My singing is notoriously bad, but I have about ten years of various band instruments under my belt. I have at times played clarinet, bass clarinet, and tenor saxophone, but only really stuck with the clarinet. However, I’m the least musical member of my family. Music is of great relevance to my father, and most of my siblings play multiple instruments. I was never that good at it, but after doing anything for a decade, you get “okay” about it … but it was always a part of my life growing up.
Last, I have some categories that others may not have asked you before:
- Which fantasy character would you want to take to the State Fair?
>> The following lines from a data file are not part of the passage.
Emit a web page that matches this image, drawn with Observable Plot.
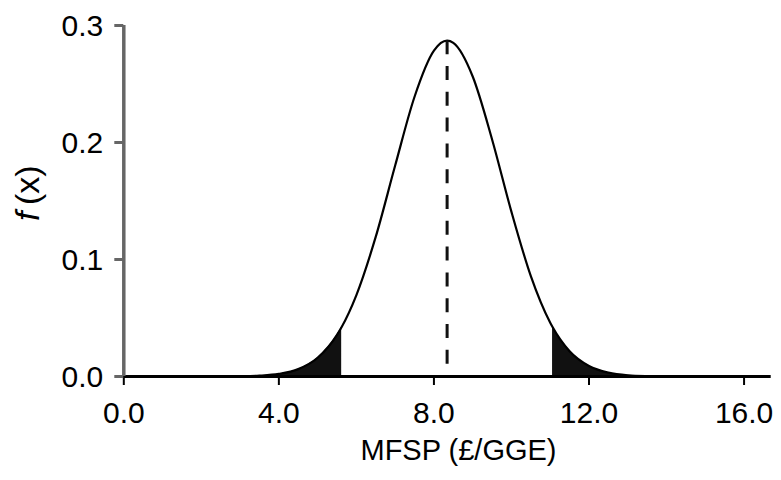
<!DOCTYPE html>
<html>
<head>
<meta charset="utf-8">
<script src="https://cdn.jsdelivr.net/npm/d3@7"></script>
<script src="https://cdn.jsdelivr.net/npm/@observablehq/plot@0.6"></script>
<style>
  html, body { margin: 0; padding: 0; background: #fff; }
  #chart { width: 781px; height: 480px; }
</style>
</head>
<body>
<div id="chart"></div>
<script>
// MFSP values (£/GGE) at which the density curve was read
const mfsp = [1.0, 1.5, 2.0, 2.5, 3.0, 3.5, 4.0, 4.5, 5.0, 5.5, 5.62, 6.0, 6.5, 7.0, 7.5, 8.0, 8.34,
  8.5, 9.0, 9.5, 10.0, 10.5, 11.0, 11.06, 11.5, 12.0, 12.5, 13.0, 13.5, 14.0, 14.5, 15.0, 15.5, 16.0, 16.5];
// probability density f(x)
const density = [0, 0, 0.00001, 0.00004, 0.0002, 0.0007, 0.0022, 0.0063, 0.0160, 0.0356, 0.0423, 0.0696, 0.1195,
  0.1803, 0.2391, 0.2785, 0.2870, 0.2851, 0.2564, 0.2026, 0.1407, 0.0858, 0.0460, 0.0423, 0.0216, 0.0090,
  0.0033, 0.0010, 0.0003, 0.0001, 0, 0, 0, 0, 0];
// mean (dashed line) and shaded tail limits
const meanMFSP = 8.34;
const peakDensity = 0.287;
const lowerCut = 5.62;
const upperCut = 11.06;
// axes
const xTicks = [0, 4, 8, 12, 16];
const yTicks = [0, 0.1, 0.2, 0.3];
const xLabel = "MFSP (£/GGE)";
const yLabelItalic = "f";
const yLabelRest = "(x)";

const data = mfsp.map((x, i) => ({x, y: density[i]}));
const font = "'Liberation Sans', Arial, Helvetica, sans-serif";
const fmt = d3.format(".1f");

const chart = Plot.plot({
  width: 781,
  height: 480,
  marginLeft: 123.3,
  marginRight: 10.3,
  marginTop: 25,
  marginBottom: 104,
  style: {fontFamily: font, background: "#fff", color: "#000", overflow: "visible"},
  x: {domain: [0, 16.7]},
  y: {domain: [0, 0.3]},
  marks: [
    Plot.areaY(data.filter(d => d.x <= lowerCut), {x: "x", y: "y", fill: "#111", curve: "monotone-x"}),
    Plot.areaY(data.filter(d => d.x >= upperCut), {x: "x", y: "y", fill: "#111", curve: "monotone-x"}),
    Plot.line(data, {x: "x", y: "y", stroke: "#000", strokeWidth: 2.2, curve: "monotone-x"}),
    Plot.ruleX([meanMFSP], {x: d => d, y1: peakDensity, y2: 0, stroke: "#111", strokeWidth: 3, strokeDasharray: "14,11.8"}),
    Plot.ruleY([0], {x1: 0, x2: 16.7, stroke: "#000", strokeWidth: 3}),
    Plot.axisX(xTicks, {tickSize: 9, tickFormat: () => "", label: null, stroke: "#000", strokeWidth: 2}),
    Plot.axisY(yTicks, {tickSize: 9, tickFormat: () => "", label: null, stroke: "#666", strokeWidth: 3}),
    Plot.ruleX([0], {y1: 0, y2: 0.3, stroke: "#666", strokeWidth: 3.5}),
    // tick labels
    Plot.text(xTicks, {x: d => d, y: 0, text: d => fmt(d), dy: 37, fontSize: 30,
      textAnchor: "middle", lineAnchor: "middle", fill: "#000"}),
    Plot.text(yTicks, {x: 0, y: d => d, text: d => fmt(d), dx: -20.5, dy: 1, fontSize: 30,
      textAnchor: "end", lineAnchor: "middle", fill: "#000"}),
    // axis titles
    Plot.text([xLabel], {text: d => d, frameAnchor: "bottom", dx: 11, dy: 74, fontSize: 29,
      textAnchor: "middle", lineAnchor: "middle", fill: "#000"}),
    Plot.text([yLabelRest], {text: d => d, frameAnchor: "left", dx: -96, dy: 4, rotate: -90,
      fontSize: 34, textAnchor: "start", lineAnchor: "middle", fill: "#000"}),
    Plot.text([yLabelItalic], {text: d => d, frameAnchor: "left", dx: -96, dy: 20, rotate: -90,
      fontSize: 34, fontStyle: "italic", textAnchor: "start", lineAnchor: "middle", fill: "#000"})
  ]
});
document.getElementById("chart").appendChild(chart);
</script>
</body>
</html>
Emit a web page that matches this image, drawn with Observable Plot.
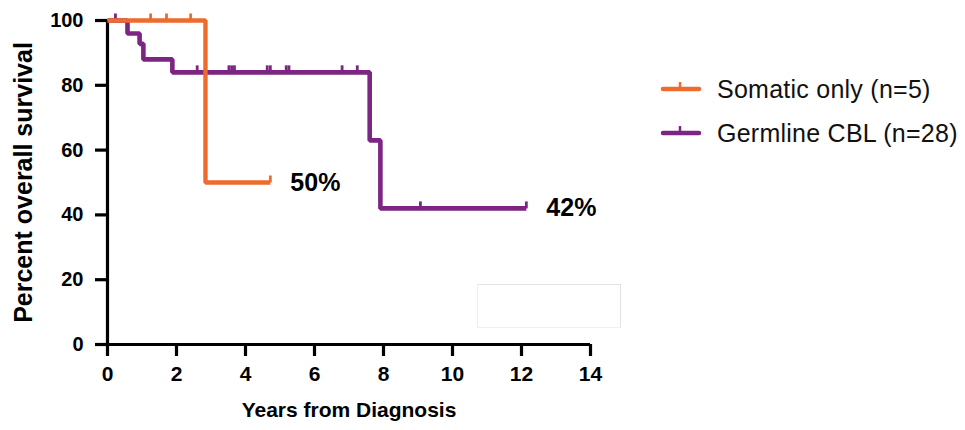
<!DOCTYPE html>
<html>
<head>
<meta charset="utf-8">
<script src="https://cdn.jsdelivr.net/npm/d3@7"></script>
<script src="https://cdn.jsdelivr.net/npm/@observablehq/plot@0.6"></script>
<style>
  html, body { margin: 0; padding: 0; background: #fff; }
  #wrap { position: relative; width: 965px; height: 430px; overflow: hidden; font-family: "Liberation Sans", Arial, Helvetica, sans-serif; }
  #chart { position: absolute; left: 0; top: 0; width: 965px; height: 430px; }
  #chart svg { width: 965px; height: 430px; max-width: none; }
  .legend { position: absolute; left: 660px; top: 70px; }
  .row { position: absolute; left: 0; height: 40px; white-space: nowrap; }
  .row svg { position: absolute; left: 0; top: 0; }
  .row span { position: absolute; left: 57px; top: 4px; font-size: 25px; color: #111; line-height: 30px; letter-spacing: 0.25px; }
  .ghost { position: absolute; left: 477px; top: 284px; width: 142px; height: 42px; border: 1px solid #e2e2e2; border-left-color: #eeeeee; border-bottom-color: #f0f0f0; background: #fff; }
</style>
</head>
<body>
<div id="wrap">
  <div id="chart"></div>
  <div class="ghost"></div>
  <div class="legend" id="legend"></div>
</div>
<script>
// ---- data ----
const seriesNames = ["Somatic only (n=5)", "Germline CBL (n=28)"];
const seriesColors = ["#EE6B2C", "#7D2582"];

const somaticTime = [0, 2.84, 4.72];
const somaticSurv = [100, 50, 50];
const somaticCensorTime = [1.25, 1.71, 2.41, 4.72];
const somaticCensorSurv = [100, 100, 100, 50];

const germlineTime = [0, 0.58, 0.93, 1.04, 1.88, 7.6, 7.91, 12.14];
const germlineSurv = [100, 96, 92.8, 88, 84, 63, 42, 42];
const germlineCensorTime = [0.23, 2.6, 3.52, 3.6, 3.68, 4.63, 4.72, 5.18, 5.26, 6.8, 7.24, 9.07, 12.14];
const germlineCensorSurv = [100, 84, 84, 84, 84, 84, 84, 84, 84, 84, 84, 42, 42];

const endLabels = ["50%", "42%"];

const xTicks = [0, 2, 4, 6, 8, 10, 12, 14];
const yTicks = [0, 20, 40, 60, 80, 100];
const xTitle = "Years from Diagnosis";
const yTitle = "Percent overall survival";

// ---- tables ----
const somatic = somaticTime.map((t, i) => ({t, s: somaticSurv[i]}));
const germline = germlineTime.map((t, i) => ({t, s: germlineSurv[i]}));
const somaticC = somaticCensorTime.map((t, i) => ({t, s: somaticCensorSurv[i]}));
const germlineC = germlineCensorTime.map((t, i) => ({t, s: germlineCensorSurv[i]}));
const ends = [
  {t: somaticTime[somaticTime.length - 1], s: somaticSurv[somaticSurv.length - 1], label: endLabels[0]},
  {t: germlineTime[germlineTime.length - 1], s: germlineSurv[germlineSurv.length - 1], label: endLabels[1]}
];

// vertical censor tick symbol
const censorTick = {
  draw(context, size) {
    const h = Math.sqrt(size / Math.PI);
    context.moveTo(0, 0);
    context.lineTo(0, -h);
  }
};

const font = "'Liberation Sans', Arial, Helvetica, sans-serif";

const plot = Plot.plot({
  width: 965,
  height: 430,
  marginLeft: 107,
  marginRight: 375,
  marginTop: 20,
  marginBottom: 86,
  style: {fontFamily: font, fontSize: "19px", fontWeight: "bold", color: "#000", background: "transparent"},
  x: {domain: [0, 14]},
  y: {domain: [0, 100]},
  marks: [
    Plot.axisX({ticks: xTicks, tickSize: 12, tickPadding: 10, stroke: "#000", strokeWidth: 3.2, strokeOpacity: 1, label: null, fontSize: 21, fontWeight: "bold", fill: "#000"}),
    Plot.axisY({ticks: yTicks, tickSize: 12, tickPadding: 12, stroke: "#000", strokeWidth: 3.2, strokeOpacity: 1, label: null, fontSize: 20, fontWeight: "bold", fill: "#000"}),
    Plot.ruleX([0], {stroke: "#000", strokeWidth: 3.2, strokeOpacity: 1}),
    Plot.ruleY([0], {stroke: "#000", strokeWidth: 3.2, strokeOpacity: 1}),
    Plot.line(germline, {x: "t", y: "s", curve: "step-after", stroke: seriesColors[1], strokeWidth: 4.6, strokeLinecap: "butt", strokeLinejoin: "miter"}),
    Plot.dot(germlineC, {x: "t", y: "s", symbol: censorTick, r: 7, fill: "none", stroke: seriesColors[1], strokeWidth: 2.8}),
    Plot.line(somatic, {x: "t", y: "s", curve: "step-after", stroke: seriesColors[0], strokeWidth: 4.4, strokeLinecap: "butt", strokeLinejoin: "miter"}),
    Plot.dot(somaticC, {x: "t", y: "s", symbol: censorTick, r: 7, fill: "none", stroke: seriesColors[0], strokeWidth: 2.8}),
    Plot.text(ends, {x: "t", y: "s", text: "label", dx: 20, textAnchor: "start", fontSize: 25, fontWeight: "bold", fill: "#000"}),
    Plot.text([xTitle], {frameAnchor: "bottom", dy: 72, fontSize: 21, fontWeight: "bold", fill: "#000"}),
    Plot.text([yTitle], {frameAnchor: "left", dx: -84, rotate: -90, textAnchor: "middle", fontSize: 25, fontWeight: "bold", fill: "#000"})
  ]
});
document.getElementById("chart").appendChild(plot);

// ---- legend ----
const legend = document.getElementById("legend");
seriesNames.forEach((name, i) => {
  const row = document.createElement("div");
  row.className = "row";
  row.style.top = (i * 44) + "px";
  row.innerHTML = `<svg width="50" height="40"><line x1="3" y1="19" x2="39" y2="19" stroke="${seriesColors[i]}" stroke-width="4.5" stroke-linecap="round"/><line x1="20" y1="19" x2="20" y2="12" stroke="${seriesColors[i]}" stroke-width="2.5"/></svg><span>${name}</span>`;
  legend.appendChild(row);
});
</script>
</body>
</html>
Gandalf, for the fireworks.
- If the only thing that separates you from the food you crave is a 300ft high zip line, would you take it?
I’d probably take the zip line just for the fun of it. The chances are that thing is safety tested, so calculated risk. I’d be more likely to get severely injured driving to the grocery store, statistically.
- What would frighten you most in a dark alley?
A huge spider. Like Ungoliant, Shelob … that sort.
- How old will the girls be when you stop chaperoning their dates?
That’s more my husband’s department. I’m the opposite of a control freak and tend to be too trusting.
- If you could travel to anywhere in the Universe, where would it be?
Sure, the far reaches of the galaxy are cool, but do they have pizza and pasta? What about wine? Renaissance art? I want to go to Italy.
- If you could do everything all over again, would you want to be right handed or left handed?
I had some siblings who were arrogant about being left handed and how “special” that made them, and I’m obviously the special one, so I’d stay right handed just to stick it to them (kidding, siblings. You know I love you.).
- What art form would you choose if you had the talent of a Picasso or Rembrandt?
Practically, being able to draw/paint well would allow me to put out illustrated books without being dependent on an illustrator and provide my cover art … but dang, sometimes I do wish my singing voice didn’t sound like a dying banshee.